EU Court Holds News Website Liable For Readers' Comments
angry tapir writes "Seven top European Union judges have ruled that a leading Internet news website is legally responsible for offensive views posted by readers in the site's comments section. The European Court of Human Rights found that Estonian courts were within their rights to fine Delfi, one of the country's largest news websites, for comments made anonymously about a news article, according to a judgment."
Now we can insult ourselves with anonymous posts and then sue the posting site for 500$.
Nospam007 you are moron!
Ooops, forgot to click the 'Post anonymously' checkbox.
This is not EU law, it is the ECHR which relates to the Convention on Human Rights - a separate body from the EU...
"Offensive views" should be protected speech.
Opinions on that are divided. Most countries draw a line somewhere. Some European countries outlaws nazi propaganda, for example. The U.S. allows that, but outlaws other things: You can't publish slander - nasty lies about named persons.
The question here is, whatever the nature of the "illegal speech", should a website be held responsible for postings by users? If so, all such sites will need moderators - or they will be open to trivial and costly attacks. (I.e. someone post slander themselves and then sue the website operator.)
It shouldn't matter who made the comments. Even if the site themselves posted the shit on purpose, "Offensive views" should be protected speech.
The "European Court of Human Rights" doesn't seem to give a damn about Human Rights.

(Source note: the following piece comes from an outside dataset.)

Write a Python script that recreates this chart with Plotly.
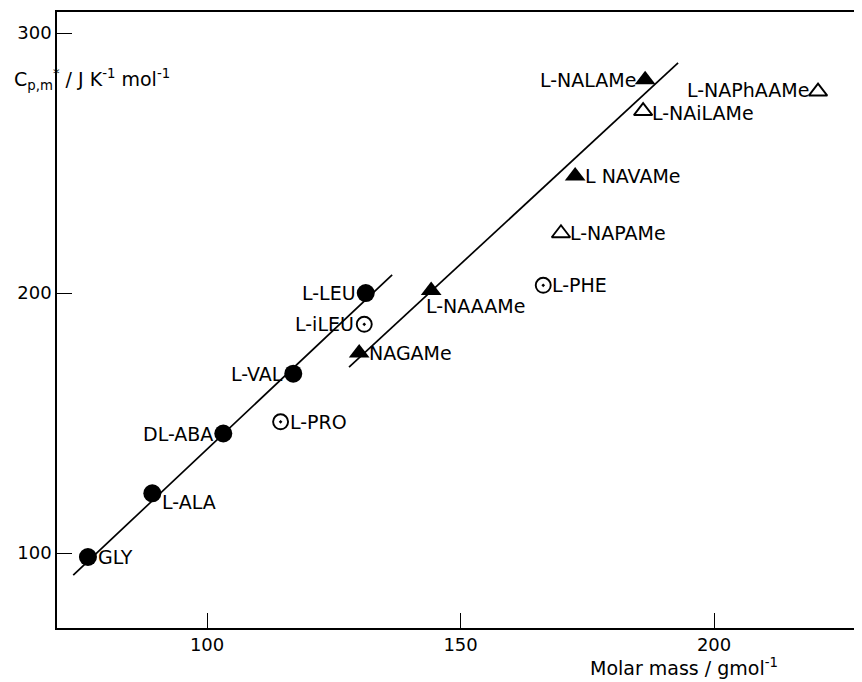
import plotly.graph_objects as go

# ---- data ----
aa_labels = ["GLY", "L-ALA", "DL-ABA", "L-VAL", "L-LEU"]
aa_mass = [76.5, 89.2, 103.2, 117.0, 131.3]
aa_cp = [98.5, 123.0, 146.0, 169.0, 200.0]

aa_open_labels = ["L-iLEU", "L-PRO", "L-PHE"]
aa_open_mass = [131.0, 114.5, 166.3]
aa_open_cp = [188.0, 150.5, 203.0]

pep_labels = ["NAGAMe", "L-NAAAMe", "L NAVAMe", "L-NALAMe"]
pep_mass = [130.0, 144.2, 172.6, 186.4]
pep_cp = [177.0, 201.0, 245.0, 282.0]

pep_open_labels = ["L-NAPAMe", "L-NAiLAMe", "L-NAPhAAMe"]
pep_open_mass = [169.8, 186.0, 220.5]
pep_open_cp = [223.0, 270.0, 277.5]

fit1_mass = [73.6, 136.5]
fit1_cp = [91.5, 207.0]
fit2_mass = [128.0, 192.9]
fit2_cp = [171.5, 288.5]

x_ticks = [100, 150, 200]
y_ticks = [100, 200, 300]

# ---- label placement (style) ----
label_style = {
    "GLY": ("left", 9, 0),
    "L-ALA": ("left", 9, -9),
    "DL-ABA": ("right", -9, 0),
    "L-VAL": ("right", -9, 0),
    "L-LEU": ("right", -9, 0),
    "L-iLEU": ("right", -9, 0),
    "L-PRO": ("left", 8, 0),
    "L-PHE": ("left", 8, 0),
    "NAGAMe": ("left", 9, 0),
    "L-NAAAMe": ("left", -6, -16),
    "L NAVAMe": ("left", 9, 0),
    "L-NALAMe": ("right", -8, 0),
    "L-NAPAMe": ("left", 8, 0),
    "L-NAiLAMe": ("left", 8, -2),
    "L-NAPhAAMe": ("right", -8, 2),
}

FONT = "DejaVu Sans"
fig = go.Figure()

for mx, my in [(fit1_mass, fit1_cp), (fit2_mass, fit2_cp)]:
    fig.add_trace(go.Scatter(x=mx, y=my, mode="lines",
                             line=dict(color="black", width=1.7),
                             hoverinfo="skip"))

fig.add_trace(go.Scatter(x=aa_mass, y=aa_cp, mode="markers",
                         marker=dict(symbol="circle", size=18, color="black")))
fig.add_trace(go.Scatter(x=aa_open_mass, y=aa_open_cp, mode="markers",
                         marker=dict(symbol="circle-open-dot", size=15, color="black",
                                     line=dict(width=1.9, color="black"))))
fig.add_trace(go.Scatter(x=pep_mass, y=pep_cp, mode="markers",
                         marker=dict(symbol="triangle-up", size=18, color="black")))
fig.add_trace(go.Scatter(x=pep_open_mass, y=pep_open_cp, mode="markers",
                         marker=dict(symbol="triangle-up-open", size=16, color="black",
                                     line=dict(width=1.9, color="black"))))

annos = []
for labels, xs, ys in [(aa_labels, aa_mass, aa_cp),
                       (aa_open_labels, aa_open_mass, aa_open_cp),
                       (pep_labels, pep_mass, pep_cp),
                       (pep_open_labels, pep_open_mass, pep_open_cp)]:
    for lab, x, y in zip(labels, xs, ys):
        anchor, dx, dy = label_style[lab]
        annos.append(dict(x=x, y=y, xref="x", yref="y", text=lab, showarrow=False,
                          xanchor=anchor, yanchor="middle", xshift=dx, yshift=dy,
                          borderpad=0,
                          font=dict(family=FONT, size=19, color="black")))

# paper coords: plot area is 813 px wide, 616 px tall
annos.append(dict(x=627 / 813, y=-0.064, xref="paper", yref="paper",
                  text="Molar mass / gmol<sup>-1</sup>", showarrow=False,
                  xanchor="center", yanchor="middle", borderpad=0,
                  font=dict(family=FONT, size=19, color="black")))
annos.append(dict(x=-44 / 813, y=0.89, xref="paper", yref="paper",
                  text="C<sub>p,m</sub><sup>*</sup> / J K<sup>-1</sup> mol<sup>-1</sup>",
                  showarrow=False, xanchor="left", yanchor="middle", borderpad=0,
                  font=dict(family=FONT, size=19, color="black")))

# page has an 8px body margin; plot area runs past the right window edge
fig.update_layout(
    width=862, height=674,
    margin=dict(l=49, r=0, t=4, b=54),
    paper_bgcolor="white", plot_bgcolor="white",
    showlegend=False,
    annotations=annos,
    xaxis=dict(range=[70.4, 230.75], tickvals=x_ticks, ticktext=[str(v) for v in x_ticks],
               ticks="inside", ticklen=15, tickwidth=1.3, tickcolor="black",
               showline=True, linecolor="black", linewidth=1.6, mirror=True,
               showgrid=False, zeroline=False, ticklabelstandoff=0,
               tickfont=dict(family=FONT, size=18, color="black")),
    yaxis=dict(range=[71.2, 308.1], tickvals=y_ticks, ticktext=[str(v) for v in y_ticks],
               ticks="inside", ticklen=15, tickwidth=1.3, tickcolor="black",
               showline=True, linecolor="black", linewidth=1.6,
               showgrid=False, zeroline=False, ticklabelstandoff=0,
               tickfont=dict(family=FONT, size=18, color="black")),
)

fig.write_html("out.html")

That really depends on what you define as a human right, and how it affects other's rights. I do agree with you, but their reasoning was (FTA) "Article 10 of E.U. law allowed freedom of expression to be interfered with by national courts in order to protect a person's reputation." In other words, it's up to the member nation as to what constitutes libel. In the US it's libelous if you know it's not true.
In the US for example, speech isn't 100% free. If something damages somebody's reputation, you better be able to show that you believed it was true or you're on the hook for libel or slander. A lot of other countries have where speech that damages reputation is considered libelous in certain circumstances even if it's true. The comments may or may not be truthful, though it sounds like there was malice behind them, and may or may not have been considered libel in the US or other countries in addition to Estonia. That's not really the big issue here because that's nothing new. The big issue is that the news site was responsible for a comment that somebody else posted. Slippery slope and all.
you do not have to show that you believed it was true, they have to show that you knew it was false
It's almost always about those with power silencing those without. It really has very little to do with culture. In the U.S. this is usually done with volume because the powerful are stuck with the Constitution. They would have changed things via regulare legislation along time ago if they could have. One thing important to consider is that the preferred way to get people to shut up is via self censorship, either fear of legal prosecution or exasperation because of a sense of powerlessness.
As long as the comments are clearly delineated from editorial content, I don't think it makes a whole lot of sense to hold the paper responsible for the content of the comments. (Not to mention that holding a newspaper liable under human rights laws for "offensive" speech would be laughed out of nearly any court in the US. That wouldn't stop some clowns from trying, or a particularly brain-addled judge from occasionally issuing an injunction, but it'd never stick.)
Yes, the comments of many news websites are worthless cesspools of scum and villainy. But there's better ways to prevent that than holding newspapers legally liable for comment content.